The purpose of the service was to reduce delays on leaving hospital by being the trusted link for the assessment between the care home and the hospital. That supported the hospital in ensuring there was no bed blocking and patients were supported through the process to their onward journey of care.

 

The main functions of the service were outlined at paragraph 6 of the submitted report.

 

OPTIONS

 

Alternative options were:

 

a)    Do nothing - The contract could have been terminated with no replacement service. Care Homes would have therefore been asked to assess patients within the hospital setting themselves and families would have been supported by the Council’s hospital social work team. That had been viewed as not a viable option due to a number of factors. Currently assessments were completed with a maximum 24 hours, but performance reporting showed those were usually completed within 4 hours. As a result, Middlesbrough was performing well in terms of minimal delayed hospital discharges. Care homes, due to demand pressures within the home environment, would have been unable to meet that target should they be required to attend the wards themselves. The hospital social work team was already under significant work pressures, and to add additional burden to their workload, in supporting family members to choose care homes, would have been unrealistic.

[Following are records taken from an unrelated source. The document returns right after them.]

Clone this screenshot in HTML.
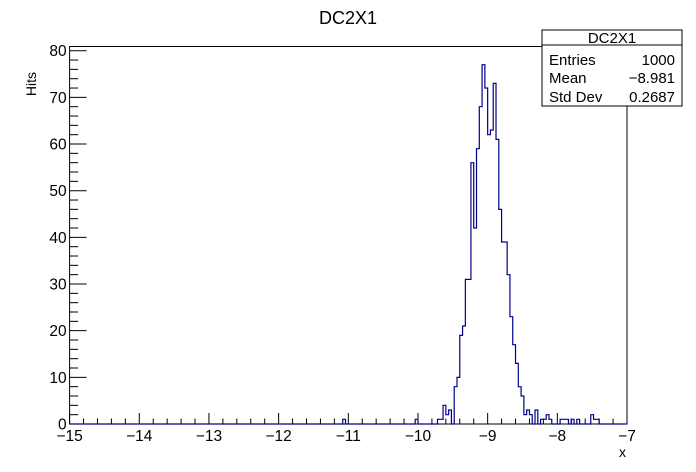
<!DOCTYPE html>
<html><head><meta charset="utf-8"><style>
html,body{margin:0;padding:0;background:#fff;}
svg{display:block;font-family:"Liberation Sans",sans-serif;}
</style></head><body>
<svg id="c" width="696" height="472" viewBox="0 0 696 472">
<rect x="0" y="0" width="696" height="472" fill="#fff"/>
<text x="348" y="24" style="font-size:18px" text-anchor="middle">DC2X1</text>
<rect x="69.6" y="46.5" width="557.4" height="377.5" fill="none" stroke="#000" stroke-width="1"/>
<g id="ticks"></g>
<path id="hist" fill="none" stroke="#00008b" stroke-width="1.2"/>
<text x="626" y="457" style="font-size:14px" text-anchor="end">x</text>
<text transform="translate(36,72) rotate(-90)" style="font-size:14px" text-anchor="end">Hits</text>
<g>
<rect x="542" y="30" width="140" height="76" fill="#fff" stroke="#000" stroke-width="1"/>
<line x1="542" y1="45" x2="682" y2="45" stroke="#000"/>
<text x="612" y="43" style="font-size:15px" text-anchor="middle">DC2X1</text>
<text x="549" y="65" style="font-size:15px">Entries</text>
<text x="675" y="65" style="font-size:15px" text-anchor="end">1000</text>
<text x="549" y="83" style="font-size:15px">Mean</text>
<text x="675" y="83" style="font-size:15px" text-anchor="end">−8.981</text>
<text x="549" y="102" style="font-size:15px">Std Dev</text>
<text x="675" y="102" style="font-size:15px" text-anchor="end">0.2687</text>
</g>
</svg>
<script>
const xMin=-15, xMax=-7, nBins=200;
const yTicks=[0,10,20,30,40,50,60,70,80];
const xTicks=[-15,-14,-13,-12,-11,-10,-9,-8,-7];
const binIdx=[98,124,132,133,134,135,136,137,138,139,140,141,142,143,144,145,146,147,148,149,150,151,152,153,154,155,156,157,158,159,160,161,162,163,164,165,166,167,168,169,170,171,172,176,177,178,180,182,187,188,189];
const binVal=[1,1,1,1,4,2,3,0,8,10,19,21,31,31,56,42,59,68,77,72,62,63,73,61,46,39,39,32,23,17,13,8,6,2,3,2,0,3,0,1,1,2,1,1,1,1,1,1,2,1,1];
const X0=69.6,X1=627,Y0=424,Y80=50.7;
const sx=v=>X0+(v-xMin)/(xMax-xMin)*(X1-X0);
const sy=v=>Y0-(v/80)*(Y0-Y80);
const NS='http://www.w3.org/2000/svg';
const counts=new Array(nBins).fill(0);
binIdx.forEach((b,i)=>counts[b]=binVal[i]);
const bw=(xMax-xMin)/nBins;
let d='M'+sx(xMin)+','+sy(0);
for(let i=0;i<nBins;i++){const a=xMin+i*bw;d+=' L'+sx(a)+','+sy(counts[i])+' L'+sx(a+bw)+','+sy(counts[i]);}
d+=' L'+sx(xMax)+','+sy(0);
document.getElementById('hist').setAttribute('d',d);
const g=document.getElementById('ticks');
function line(x1,y1,x2,y2,n){const l=document.createElementNS(NS,'line');l.setAttribute('x1',x1);l.setAttribute('y1',y1);l.setAttribute('x2',x2);l.setAttribute('y2',y2);l.setAttribute('stroke','#000');


g.appendChild(l);}
function text(x,y,s,anchor,n){const t=document.createElementNS(NS,'text');t.setAttribute('x',x);t.setAttribute('y',y);t.setAttribute('style','font-size:15.5px');t.setAttribute('text-anchor',anchor);t.textContent=s;


g.appendChild(t);}
for(let v=xMin;v<=xMax+1e-9;v+=0.2){const major=Math.abs(v-Math.round(v))<1e-6;line(sx(v),Y0,sx(v),Y0-(major?11:5.5),major?'x-major-tick':'x-minor-tick');}
xTicks.forEach(v=>text(sx(v),441,(v<0?'−':'')+Math.abs(v),'middle','x-tick-label'));
for(let v=0;v<=80;v+=2){const major=v%10===0;line(X0,sy(v),X0+(major?17:8.5),sy(v),major?'y-major-tick':'y-minor-tick');}
yTicks.forEach(v=>text(X0-3,sy(v)+5.5,String(v),'end','y-tick-label'));
</script>
</body></html>
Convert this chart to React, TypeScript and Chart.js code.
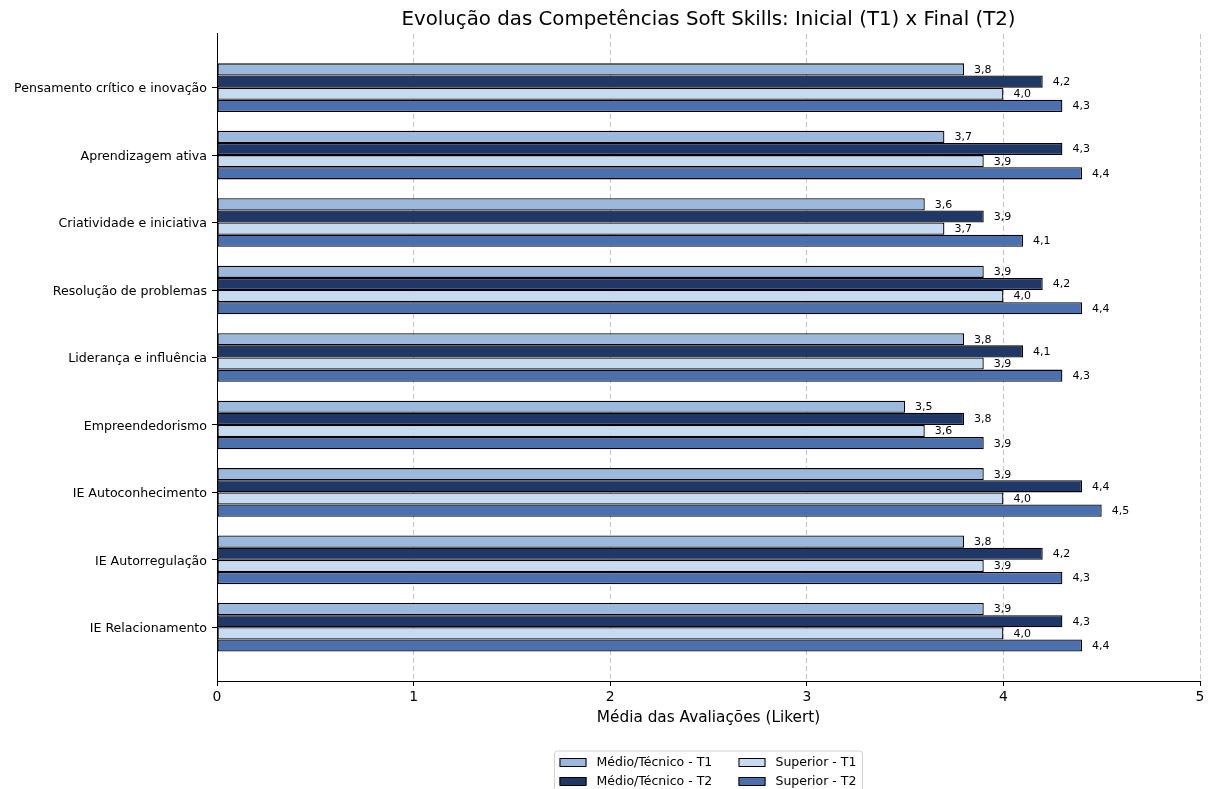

b)    Renegotiate current contract - Whilst performance of the current provider was very good, the unit cost of the contract was high, and it did not offer value for money. Renegotiation of the contract may have reduced the unit price slightly, however, it still would not have provided the flexibility needed, should there be change in service, or workflow. The ability to flex the model at short notice and mid-year was required without needing to consider impact on the budget per assessment.

 

The development of an in-house team would enable the service to be flexible without the risk of incurring additional costs. In addition, a 7 day costed model for an in-house service had been developed that would allow for 2 Trusted Assessors, a Co-ordinator, a Placement Assistant with management support which would still deliver savings when compared to the current contract costs. That model would deliver twice the trusted assessment time that the current model provided for offering significant opportunity to manage the current demands.

 

ORDERED

 

That development of an in-house care home brokerage and trusted assessor service, following the termination of a current contract, be approved.

 

REASON

 

The initial contract term expired on 1 July 2021. The contract arrangement provided for a block number of assessments per quarter, with a spot rate for any assessments needed in excess of the block. Despite the Covid 19 pandemic, the number of assessments had significantly exceeded the block per quarter.

 

Furthermore, the experience of the pandemic had highlighted the need for flexibility of service provision, the Government had introduced different workflows for hospital discharge, such as the requirement for designated settings, those were settings for 3 individuals discharged to residential care whom were Covid positive. Due to that change in workflow, those were different assessments and therefore chargeable under Middlesbrough Council’s care home selection contract, that was an unforeseen cost.

 

Those additional assessment costs resulted in the contract not providing overall value for money.